1The FBI said Wednesday that it will not publicly disclose the method that allowed it to break into a locked iPhone used by one of the San Bernardino attackers, noting the agency lacks enough “technical information” about the software vulnerability that was exploited.

The decision resolves one of the thorniest questions that had confronted the federal government since it revealed last month that an unidentified third party had provided the FBI with a successful method for opening the phone.

It shields from public release any details about how the outside entity and the FBI managed to bypass the digital locks on the phone without help from manufacturer Apple Inc., and it likely complicates efforts by the software company to figure out how to fix whatever vulnerability was detected.

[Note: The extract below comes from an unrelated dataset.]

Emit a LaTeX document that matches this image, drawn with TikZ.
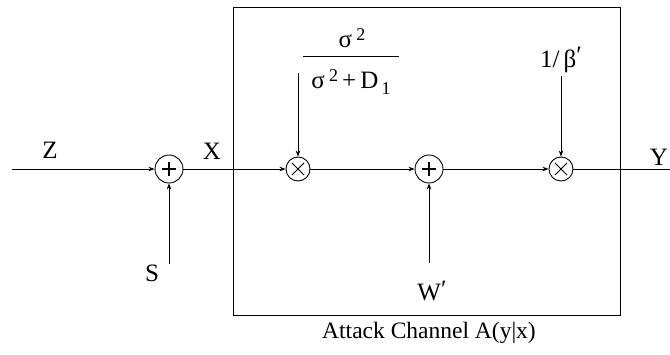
\documentclass[tikz,border=0pt]{standalone}
\usepackage{fontspec}
\setmainfont{Liberation Serif}
\usetikzlibrary{arrows.meta}
\tikzset{
  lbl/.style={font=\fontsize{25}{29}\selectfont, inner sep=0pt},
  capt/.style={font=\fontsize{23.5}{27}\selectfont, inner sep=0pt},
  sumnode/.style={circle, draw, line width=0.9pt, minimum size=28pt, inner sep=0pt,
    path picture={\draw[line width=1.1pt] ([xshift=-7pt]path picture bounding box.center) -- ([xshift=7pt]path picture bounding box.center)
      ([yshift=-7pt]path picture bounding box.center) -- ([yshift=7pt]path picture bounding box.center);}},
  mulnode/.style={circle, draw, line width=0.9pt, minimum size=24pt, inner sep=0pt,
    path picture={\draw[line width=1pt] ([xshift=-6pt,yshift=-6pt]path picture bounding box.center) -- ([xshift=6pt,yshift=6pt]path picture bounding box.center)
      ([xshift=-6pt,yshift=6pt]path picture bounding box.center) -- ([xshift=6pt,yshift=-6pt]path picture bounding box.center);}},
  arr/.style={-{Stealth[length=6pt,width=4.5pt]}, line width=0.8pt},
  wire/.style={line width=0.8pt},
  boxline/.style={line width=1pt}
}
\newcommand{\supsz}{\fontsize{18}{20}\selectfont}
\begin{document}
\begin{tikzpicture}[x=1pt,y=-1pt]
\useasboundingbox (0,0) rectangle (670,355);
% box
\draw[boxline] (233,8) rectangle (620,316);
% blocks
\node[sumnode] (add1) at (169,169) {};
\node[mulnode] (mul1) at (298,169) {};
\node[sumnode] (add2) at (429,169) {};
\node[mulnode] (mul2) at (561,169) {};
% endpoints
\coordinate (zin) at (12,169);
\coordinate (sin) at (169,264);
\coordinate (win) at (429,263);
\coordinate (fin) at (298,73);
\coordinate (bin) at (561,76);
\coordinate (yout) at (670,169);
% labels
\node[lbl] (Z) at (50,150) {Z};
\node[lbl] (X) at (212,151) {X};
\node[lbl] (S) at (152,273) {S};
\node[lbl] (W) at (432,291) {W\raisebox{0.25ex}{′}};
\node[lbl] (Y) at (659,157) {Y};
\node[lbl] (num) at (352,38) {σ\,\raisebox{0.65ex}{\supsz 2}};
\node[lbl] (den) at (351,82) {σ\,\raisebox{0.65ex}{\supsz 2}\,+\,D\raisebox{-0.5ex}{\supsz\,1}};
\coordinate (barl) at (303,57);
\coordinate (barr) at (399,57);
\draw[line width=1pt] (barl) -- (barr);
\node[lbl] (beta) at (561,60) {1/\,β\raisebox{0.3ex}{′}};
\node[capt] (cap) at (429,333) {Attack Channel A(y|x)};
% connectors
\draw[arr] (zin) -- (add1);
\draw[arr] (sin) -- (add1);
\draw[arr] (add1) -- (mul1);
\draw[arr] (fin) -- (mul1);
\draw[arr] (mul1) -- (add2);
\draw[arr] (win) -- (add2);
\draw[arr] (add2) -- (mul2);
\draw[arr] (bin) -- (mul2);
\draw[wire] (mul2) -- (yout);
\end{tikzpicture}
\end{document}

In a statement Wednesday, FBI official Amy Hess said that although the FBI had purchased the method — FBI Director James Comey suggested last week that the fee was more than $1 million — the agency did not “purchase the rights to technical details about how the method functions, or the nature and extent of any vulnerability upon which the method may rely in order to operate.”

She said the FBI did not have enough technical details about the vulnerability to submit it to an interagency White House process that weighs whether such defects should be disclosed. She said that process, known as the vulnerabilities exploit process, “cannot perform its function without significant details about the nature and extent of a vulnerability.”

The revelation last month that the FBI had managed to get into the work phone of Syed Farook, who along with his wife killed 14 people in the December attacks in San Bernardino, halted an extraordinary court fight that flared a month earlier when a federal magistrate in California directed Apple to help the FBI hack into the device.

The government has for years recommended that security researchers work cooperatively and confidentially with software manufacturers before revealing that a product might be susceptible to hackers.